1 de Julio de 1999



Editorial I

La dignificación de la infancia

La asamblea anual de la Organización Internacional del Trabajo ha aprobado una convención, de carácter mundial, que prohíbe las formas más perversas y degradantes del trabajo infantil. El proyecto recibió la aprobación de 174 representantes de gobiernos, empleadores y trabajadores reunidos en la sede de ese organismo.

El tratado declara la necesidad de eliminar el trabajo esclavo y las muchas formas de explotación que padecen los niños, lo mismo que otras aberraciones de parecido color, como la prostitución infantil, la iniciación de los menores en el consumo de drogas o su utilización para la elaboración de materiales pornográficos.

La OIT estima en 250 millones el número de niños entre 5 y 14 años que trabajan en todo el mundo, la mitad de los cuales lo hace en tiempo completo. En la Argentina trabajan 214.000 chicos entre 10 y 14 años, que representan el 7 por ciento de esa franja de edad. El Consejo del Menor y de la Familia asegura que al menos 140.000 menores reciben asistencia preventiva de ese organismo.

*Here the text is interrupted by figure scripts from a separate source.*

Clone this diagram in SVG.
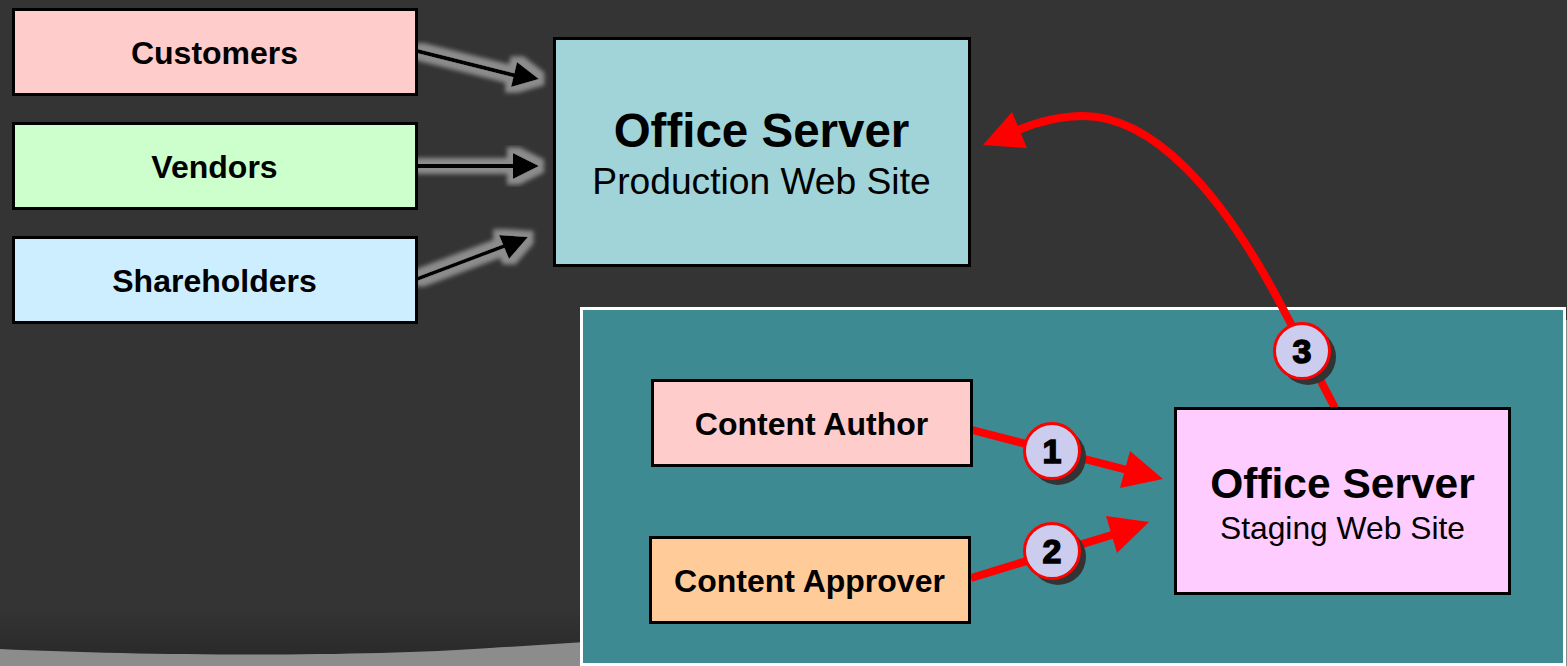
<svg xmlns="http://www.w3.org/2000/svg" width="1567" height="666" viewBox="0 0 1567 666">
<defs>
<linearGradient id="bg" x1="0" y1="0" x2="0" y2="1"><stop offset="0" stop-color="#343434"/><stop offset="0.93" stop-color="#343434"/><stop offset="1" stop-color="#2a2a2a"/></linearGradient>
<filter id="glow" x="-30%" y="-30%" width="160%" height="160%" filterUnits="objectBoundingBox">
<feMorphology in="SourceAlpha" operator="dilate" radius="6"/>
<feGaussianBlur stdDeviation="2.2" result="b"/>
<feFlood flood-color="#8c8c8c"/><feComposite in2="b" operator="in"/>
<feMerge><feMergeNode/><feMergeNode in="SourceGraphic"/></feMerge>
</filter>
</defs>
<style>
.box{stroke:#000;stroke-width:3}
text{font-family:"Liberation Sans",Arial,sans-serif;fill:#000;text-anchor:middle}
.lbl{font-size:32px;font-weight:700}
.big{font-size:47.500px;font-weight:700}
.bl{stroke:#000;stroke-width:4;fill:none}
.red{stroke:#f00;stroke-width:8;fill:none}
.badge{fill:#ccccee;stroke:#f00;stroke-width:3}
.shadow{fill:#333}
.num{font-family:"Liberation Sans",Arial,sans-serif;font-size:34px;font-weight:700;stroke:#000;stroke-width:1.500}
</style>
<rect width="1567" height="666" fill="#8c8c8c"/>
<path d="M0 649 C150 656 360 657 490 648 Q540 645 585 642 L585 0 L0 0Z M585 0H1567V320H585Z" fill="url(#bg)"/>
<rect id="stage-panel" x="581.500" y="308.500" width="983" height="356" fill="#3e8a93" stroke="#fff" stroke-width="3"/>
<g id="connectors">
<g filter="url(#glow)"><path class="bl" d="M417 51L517 76"/><path d="M539 79L517 62L511 87Z"/></g>
<g filter="url(#glow)"><path class="bl" d="M417 166H515"/><path d="M539 166L513 153V179Z"/></g>
<g filter="url(#glow)"><path class="bl" d="M417 279L507 245"/><path d="M528 237L499 235L509 259Z"/></g>
<path class="red" d="M972 430L1135 472"/><path d="M1163 479L1130 451L1120 488Z" fill="#f00"/>
<path class="red" d="M971 578L1125 531"/><path d="M1149 522L1106 516L1117 553Z" fill="#f00"/>
<path class="red" d="M1335 408L1280 303C1220 190 1152 116 1083 116C1060 116 1040 121 1018 130"/><path d="M983 145L1012 112L1027 148Z" fill="#f00"/>
</g>
<g id="customers"><rect class="box" x="13.500" y="9.500" width="403" height="85" fill="#ffcccc"/><text class="lbl" x="214.500" y="64">Customers</text></g>
<g id="vendors"><rect class="box" x="13.500" y="123.500" width="403" height="85" fill="#ccffcc"/><text class="lbl" x="214.500" y="178">Vendors</text></g>
<g id="shareholders"><rect class="box" x="13.500" y="237.500" width="403" height="85" fill="#cceeff"/><text class="lbl" x="214.500" y="292">Shareholders</text></g>
<g id="production"><rect class="box" x="554.500" y="38.500" width="415" height="227" fill="#a0d4d8"/><text class="big" x="761.500" y="147">Office Server</text><text x="761.500" y="194" font-size="37.200">Production Web Site</text></g>
<g id="content-author"><rect class="box" x="652.500" y="380.500" width="319" height="85" fill="#ffcccc"/><text class="lbl" x="811.500" y="435">Content Author</text></g>
<g id="content-approver"><rect class="box" x="650.500" y="537.500" width="319" height="85" fill="#ffcc99"/><text class="lbl" x="809.500" y="592">Content Approver</text></g>
<g id="staging"><rect class="box" x="1175.500" y="408.500" width="334" height="185" fill="#ffccff"/><text x="1342.500" y="498" font-size="42.500" font-weight="700">Office Server</text><text x="1342.500" y="539" font-size="31.800">Staging Web Site</text></g>
<g id="badge-1"><circle class="shadow" cx="1058" cy="457" r="28"/><circle class="badge" cx="1052" cy="451" r="27.500"/><text class="num" x="1052" y="463">1</text></g>
<g id="badge-2"><circle class="shadow" cx="1058" cy="557" r="28"/><circle class="badge" cx="1052" cy="551" r="27.500"/><text class="num" x="1052" y="563">2</text></g>
<g id="badge-3"><circle class="shadow" cx="1308" cy="357" r="28"/><circle class="badge" cx="1302" cy="351" r="27.500"/><text class="num" x="1302" y="363">3</text></g>
</svg>
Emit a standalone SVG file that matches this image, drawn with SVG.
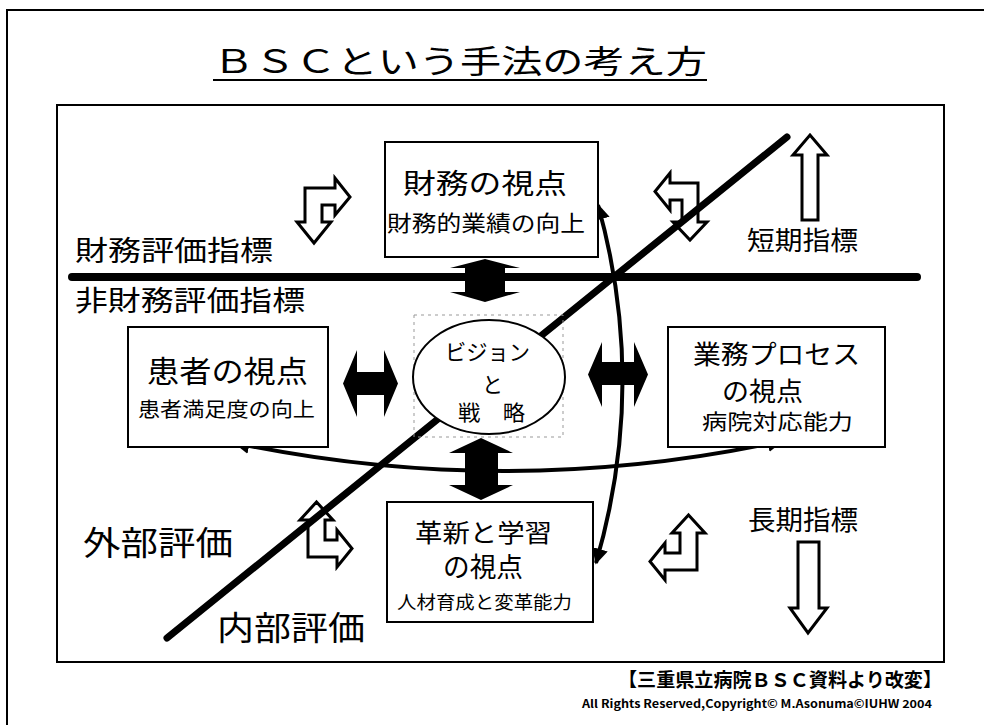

Un tema especialmente problemático abordado en la reunión de Ginebra fue el de los niños convertidos en soldados. Se debatió acerca de la edad mínima para la incorporación en cuerpos armados, pero las organizaciones de derechos humanos se opusieron totalmente al reclutamiento, forzado o voluntario, de la gente joven.

En los primeros tiempos de la vida humana el trabajo y el juego forman una unidad indisoluble. Los padres que se ocupan correctamente de la educación de sus hijos los inician, sin necesidad de violencia, en el cumplimiento de las obligaciones personales o de interés familiar (ordenar sus juguetes, colaborar en las tareas domésticas). En muchos sectores de la vida social este trabajo suele ampliarse, en la medida en que el niño se convierte en un agente productivamente valioso y respetado del núcleo hogareño. Este círculo se corta cuando el menor pasa a depender de adultos ajenos a ese núcleo.

Los menores, por múltiples razones perfectamente comprensibles, no se convierten, en estas condiciones, en obreros o empleados en el sentido adulto de la palabra. Quienes están dispuestos a utilizarlos como mano de obra barata o de costo nulo o para las peores formas de la degradación humana suelen ser personajes de catadura moral dudosa, cuando no siniestra, sean propietarios de emprendimientos particulares o funcionarios de gobiernos que responden a pautas contrarias a elementales principios de humanidad.

El niño, llegado a ese estado de sometimiento, que compromete con frecuencia su salud, pierde algo más importante todavía:abandona para siempre la infancia. Cuando se convierte en un trabajador forzado se cortan sus posibilidades de ser y llegar a ser, en el sentido más completo de tales expresiones.

Las recomendaciones de la OIT no han de transformar, por sí mismas, la realidad deplorable que impera en muchos países. Pero es muy importante que esta decisión haya sido tomada y que alcance amplia resonancia pública. Las batallas de este tipo suelen ser de larga duración, pero tienen buen comienzo cuando se obtiene un concierto tan grande de voluntades con capacidad de decisión y con influencia política e institucional. Y, sobre todo, cuando responden a ideales tan elevados como es el de la liberación y dignificación de la infancia.